Ukuran kolah juga sangat beragam, dari yang kecil untuk kebutuhan satu rumah tangga hingga yang sangat besar di masjid-masjid agung yang harus melayani ratusan bahkan ribuan jamaah. Ketinggian kolah biasanya dirancang agar nyaman bagi pengguna untuk mengambil air atau berwudu tanpa perlu membungkuk terlalu jauh. Drainase yang baik juga menjadi pertimbangan penting agar air sisa wudu tidak menggenang dan menyebabkan kotoran.
Teknik Konstruksi dan Pemeliharaan
Konstruksi kolah memerlukan perhatian khusus terhadap ketahanan air. Prosesnya meliputi:
- Penggalian Pondasi: Pondasi yang kuat dan stabil sangat penting untuk menopang berat air dan material kolah.

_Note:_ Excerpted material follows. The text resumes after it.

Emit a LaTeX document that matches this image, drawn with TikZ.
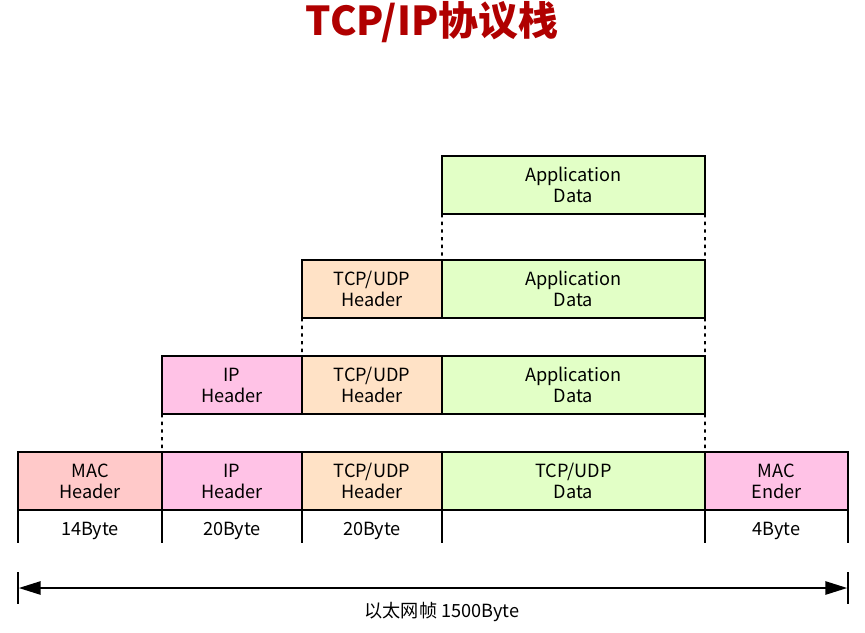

- Dinding dan Lantai: Pembangunan dinding dan lantai dengan material yang kuat dan rapat. Penggunaan campuran adukan semen yang tepat sangat krusial.
- Waterproofing: Lapisan kedap air adalah tahapan terpenting untuk mencegah kebocoran. Dahulu, ini dilakukan dengan melapisi dinding dengan campuran kapur khusus atau tanah liat. Kini, material seperti pelapis semen kedap air atau membran khusus sering digunakan.
- Finishing: Pelapisan dengan plesteran halus, keramik, atau ubin untuk estetika dan kemudahan pembersihan.
- Sistem Pengisian dan Pembuangan: Inlet untuk mengisi air (dari sumur, pipa, atau tampungan hujan) dan outlet (saluran pembuangan) untuk menguras dan membersihkan kolah. Saluran pembuangan biasanya dilengkapi dengan saringan untuk mencegah sampah masuk.
Pemeliharaan kolah juga merupakan aspek penting. Kolah perlu dikuras dan dibersihkan secara berkala untuk mencegah pertumbuhan lumut, jentik nyamuk, dan penumpukan endapan. Tradisi membersihkan kolah secara gotong royong di masjid adalah salah satu wujud kebersamaan masyarakat.
Secara keseluruhan, arsitektur dan konstruksi kolah adalah perpaduan antara fungsi praktis, keindahan, dan kearifan lokal. Ini adalah cerminan bagaimana masyarakat Nusantara memadukan kebutuhan spiritual dengan keahlian teknis dalam menciptakan infrastruktur yang berkelanjutan dan bermakna.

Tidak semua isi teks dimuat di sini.